You may have noticed that for a couple of months I’ve been going down this cryptocurrency rabbit hole. I was trying to wrap my mind around this whole ICO craze and explain it in plan English to someone else; looked at the implications of tokenization and blockchain technology in general for different industries (some are very promising indeed!).
My latest discovery, however, was a quite surprising one. Did you know that blockchain can be used to build the world’s largest supercomputer? In fact, some folks have already made significant attempts in that direction.
Before we go on and talk about the supercomputer thing, I’d like to quickly touch down on another important term – distributed computing.
What is Distributed Computing?
The idea of distributed computing isn’t that novel per se.
Some of you may be familiar with the notion of Ethernet – the “proto Internet” or a local-area type of networks invented back in the 70s. A number of computers were connected together to form a local network, where various type of information could be exchanged. The more advanced forms of Ethernet still exist today and are used to internally exchange certain data in a secure fashion.
Distributed computing in general, assumes, that you are using a system of networked computers, which can coordinate their actions, to pursue one common goal – e.g. simultaneously process a massive pile of incoming data. An example of distributed computing is your favorite MMOG game if that’s your thing, or a torrent website/network – a legal one of course ☺.
The true appeal of distributed computing lies in the fact that you don’t need to buy mo’ or better hardware to do some top-notch operation. You can “borrow” resources from someone else whenever you need to perform a complicated operation, for instance, 3D rendering.
Because here’s the thing - lack of computing power is slowing down the scientific progress. Securing sufficient resources isn’t always that easy or affordable. In most cases you need to go through the route of selecting and signing up with a cloud services provider such as AWS, waiting for their approvals and so on. Or what’s even more dragging, try to get computing power straight from some commercial data center. This process certainly isn’t instant or efficient.
Next, there’s the question of speed – machines situated further from one another will work at a slower pace. Developers, especially in the IoT domain, now comment that the current cloud-based models for sharing resources have a significant lag. The data generating devices (e.g. your smartwatch) is not physically located close enough to the data center. So the longer the transmitted data “travels”, the fewer time businesses have for processing it and returning it back to you in form of some cool insight or feature.

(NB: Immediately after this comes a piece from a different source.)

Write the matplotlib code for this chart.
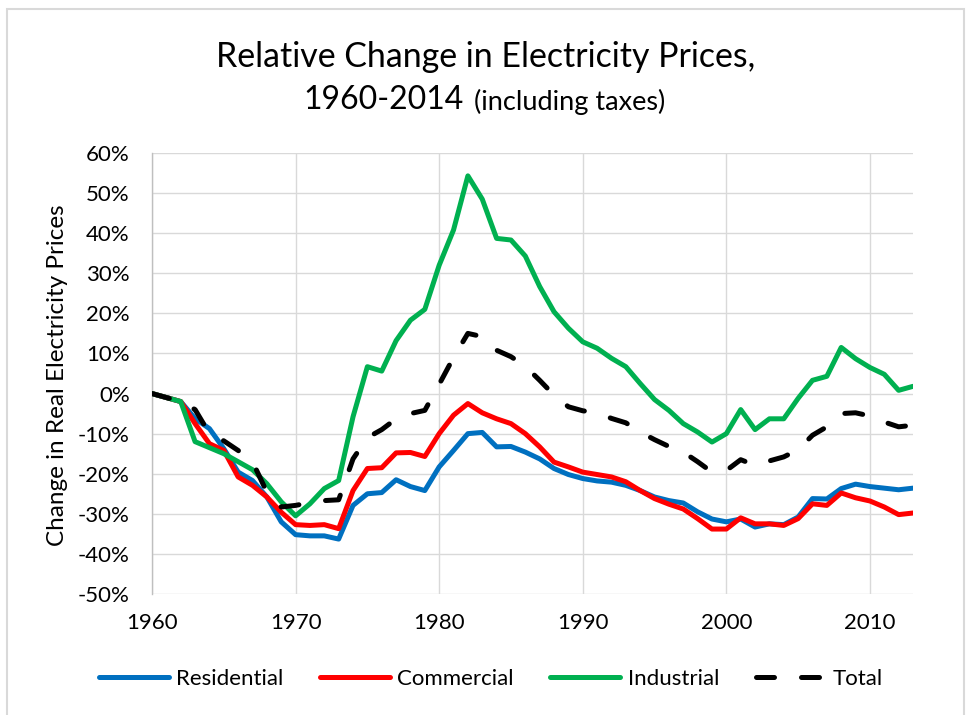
import matplotlib
matplotlib.use("Agg")
import matplotlib.pyplot as plt
from matplotlib.patches import Rectangle
import numpy as np

plt.rcParams['font.family'] = ['Lato', 'DejaVu Sans']

years = list(range(1960, 2014))

residential = [0, -1, -2, -6.25, -8.75, -13.75, -19.6, -21.7, -25.8, -32,
               -35.2, -35.5, -35.5, -36.3, -27.9, -25, -24.7, -21.5, -23.2, -24.2,
               -18.3, -14.2, -10, -9.7, -13.3, -13.2, -14.6, -16.3, -18.7, -20.2,
               -21.2, -21.8, -22.1, -22.9, -24.2, -25.8, -26.7, -27.3, -29.5, -31.3,
               -32, -31.3, -33.3, -32.5, -32.7, -30.8, -26.2, -26.3, -23.7, -22.6,
               -23.2, -23.6, -24, -23.6]

commercial = [0, -1, -2, -7.5, -12.5, -14.2, -20.8, -22.9, -25.8, -29.6,
              -32.7, -32.9, -32.7, -33.7, -24.2, -18.7, -18.5, -14.8, -14.7, -15.7,
              -10, -5.4, -2.5, -4.8, -6.3, -7.5, -10, -13.3, -17.1, -18.3,
              -19.6, -20.2, -20.8, -22, -24.2, -26.2, -27.6, -28.8, -31.2, -33.8,
              -33.8, -31, -32.5, -32.5, -32.9, -31.2, -27.5, -27.9, -24.8, -26,
              -26.8, -28.3, -30.2, -29.8]

industrial = [0, -1, -2, -12, -13.5, -15, -17, -19, -22.5, -27,
              -30.5, -27.5, -23.7, -21.7, -5.8, 6.7, 5.6, 13.2, 18.3, 21,
              32, 40.8, 54.3, 48.5, 38.7, 38.3, 34.3, 26.7, 20.4, 16.3,
              12.9, 11.3, 8.8, 6.7, 2.5, -1.5, -4.2, -7.5, -9.6, -12.1,
              -10, -4, -9, -6.3, -6.3, -1.2, 3.3, 4.3, 11.5, 8.7,
              6.5, 4.8, 0.8, 1.8]

total = [0, -1, -2, -4, -10, -11.8, -14.2, -17, -24.6, -28.3,
         -27.9, -27.2, -26.7, -26.5, -16.3, -11, -9, -6.3, -5, -4.2,
         2.3, 9, 15, 14.2, 10.8, 9.2, 6.8, 3.3, -0.4, -3.3,
         -4.3, -4.8, -6.2, -7.3, -9.6, -11.5, -13.2, -14.6, -17, -19.6,
         -19.2, -16.5, -17.9, -16.8, -15.8, -14, -10.4, -8.3, -5, -4.8,
         -5.6, -7.1, -8.3, -7.9]

series_names = ['Residential', 'Commercial', 'Industrial', 'Total']
series_colors = ['#0070C0', '#FF0000', '#00B050', '#000000']
x_ticks = [1960, 1970, 1980, 1990, 2000, 2010]
y_ticks = list(range(-50, 61, 10))

W, H = 967, 715
fig = plt.figure(figsize=(W / 100, H / 100), dpi=100)
ax = fig.add_axes([152 / W, 1 - 594 / H, (913 - 152) / W, (594 - 153) / H])

lw = 3.6
data = [residential, commercial, industrial, total]
for name, vals, col in zip(series_names, data, series_colors):
    if name == 'Total':
        ax.plot(years, vals, color=col, lw=lw, label=name,
                dashes=(3.6, 5.4), dash_capstyle='round', solid_capstyle='round', zorder=4)
    else:
        ax.plot(years, vals, color=col, lw=lw, label=name,
                solid_capstyle='round', solid_joinstyle='round', zorder=3)

ax.set_xlim(years[0], years[-1])
ax.set_ylim(-50, 60)
ax.set_xticks(x_ticks)
ax.set_yticks(y_ticks)
ax.set_yticklabels([f"{v}%" for v in y_ticks])
ax.tick_params(axis='both', length=0, labelsize=16, colors='black')
ax.tick_params(axis='y', pad=16)
ax.tick_params(axis='x', pad=14)
ax.grid(True, color='#D9D9D9', lw=1.0, zorder=0)
ax.set_axisbelow(True)
for s in ['top', 'right', 'bottom']:
    ax.spines[s].set_visible(False)
ax.spines['left'].set_color('#BFBFBF')
ax.spines['left'].set_linewidth(1.0)

fig.text(58 / W, 1 - 375 / H, 'Change in Real Electricity Prices', rotation=90,
         ha='center', va='center', fontsize=17.5)

fig.text(486 / W, 1 - 57 / H, 'Relative Change in Electricity Prices,',
         ha='center', va='center', fontsize=24.4)
fig.text(464 / W, 1 - 100 / H, '1960-2014', ha='right', va='center', fontsize=23)
fig.text(474 / W, 1 - 102 / H, '(including taxes)', ha='left', va='center', fontsize=19.5)

fig.legend(loc='center', bbox_to_anchor=(491 / W, 1 - 679 / H), ncol=4, frameon=False,
           fontsize=16, handlelength=3.15, handletextpad=0.32, columnspacing=1.65)

fig.patches.append(Rectangle((6.5 / W, -10 / H), (963.5 - 6.5) / W, (706.5 + 10) / H,
                             transform=fig.transFigure, fill=False,
                             edgecolor='#D9D9D9', lw=1.5))

fig.savefig('out.png', dpi=100, facecolor='white')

What Blockchain Has to Do with Distributed Computing?
The quick answer would be – a lot actually. But I’ll allow myself to go into further details.
Apart from the speed problem, there’s also this issue of properly managing the relationships between different parties involved in the distributed computing, especially if you choose to “rent” power not from a professional data center, but a smaller entity – say a bitcoin miner or a bunch of different sources simultaneously.

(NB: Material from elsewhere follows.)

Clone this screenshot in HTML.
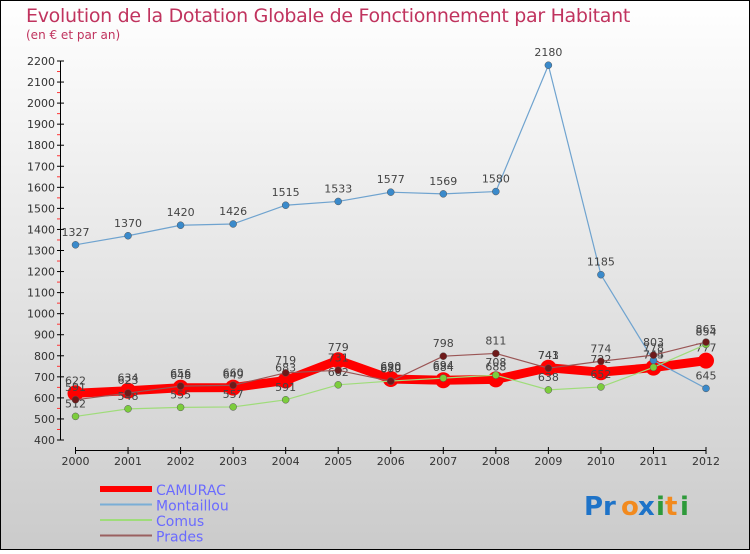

Tracking how the work is performed; whether all points of the agreement are kept and proposing the right price for the job so that the power provider knew that running this computation would be worth his time is extremely hard in that case.
But blockchain can fix all those issues, specifically thanks to smart contracts. The benefits here are as following:
- “Proof of work” is instantly visible and securely recorded in the chain. You can see exactly who did what.
- The peer-to-peer nature of blockchain means that resources could be rented from any location and the computation can occur close to where the data is being generated.
- Anyone having some idle hardware – laptop, GPU or even a smartphone – can rent it to someone in need of additional power and earn a side income.
- Blockchain makes this entire process of renting just enough computational time for an appropriate sum decentralized, thus eliminating an intermediary who sets the price and dictates the terms.
With this scenario in place, we can create a world supercomputer, interlinking hundreds of thousands of computers, to perform large-scale applications. Oh wait, I think there is one already and it’s called the Golem Project.
The Rise of “Airbnb for Computers”
Founders of the Golem Project want to entice users from all over the world to sign up and rent their computing power whenever it’s not in use. You can “donate” as little as your laptop processor, or as much as a few servers from your data center.
Their ultimate goal, however, is to create a truly decentralized computing environment, where no task is too large or complex to be processed. They want to unite all computers running the Golem App and unify them within a peer-to-peer network. In that case, anyone on board can send a computing task to all the network’s participants and have it solved in a few hours – and they also get paid for that in the platform’s tokens.
Altumea is a similar platform hot off the press. Unlike Golem, it’s more niche and invites GPU owners (the gamers, the miners, the artists) to “rent” their hardware to other folks in need of additional power – the scientists, the engineers and the IoT developers. The platform’s also blockchain based and the participants receive payouts in the platform’s currency, which could be later exchanged to the crypto of your choice.
These “Airbnb for Computers” have a significant advantage over the traditional cloud computing as it makes the analytics happen closer to where it’s being generated; eliminates a centralized point of failure (e.g. when something went wrong at the provider’s end) and makes access to computational power more affordable and streamlined – no lengthy onboarding procedures and so on.
As the demand for computing power will continue to increase, I believe we will see more similar P2P platforms emerging, offering different types of computing resources for rent.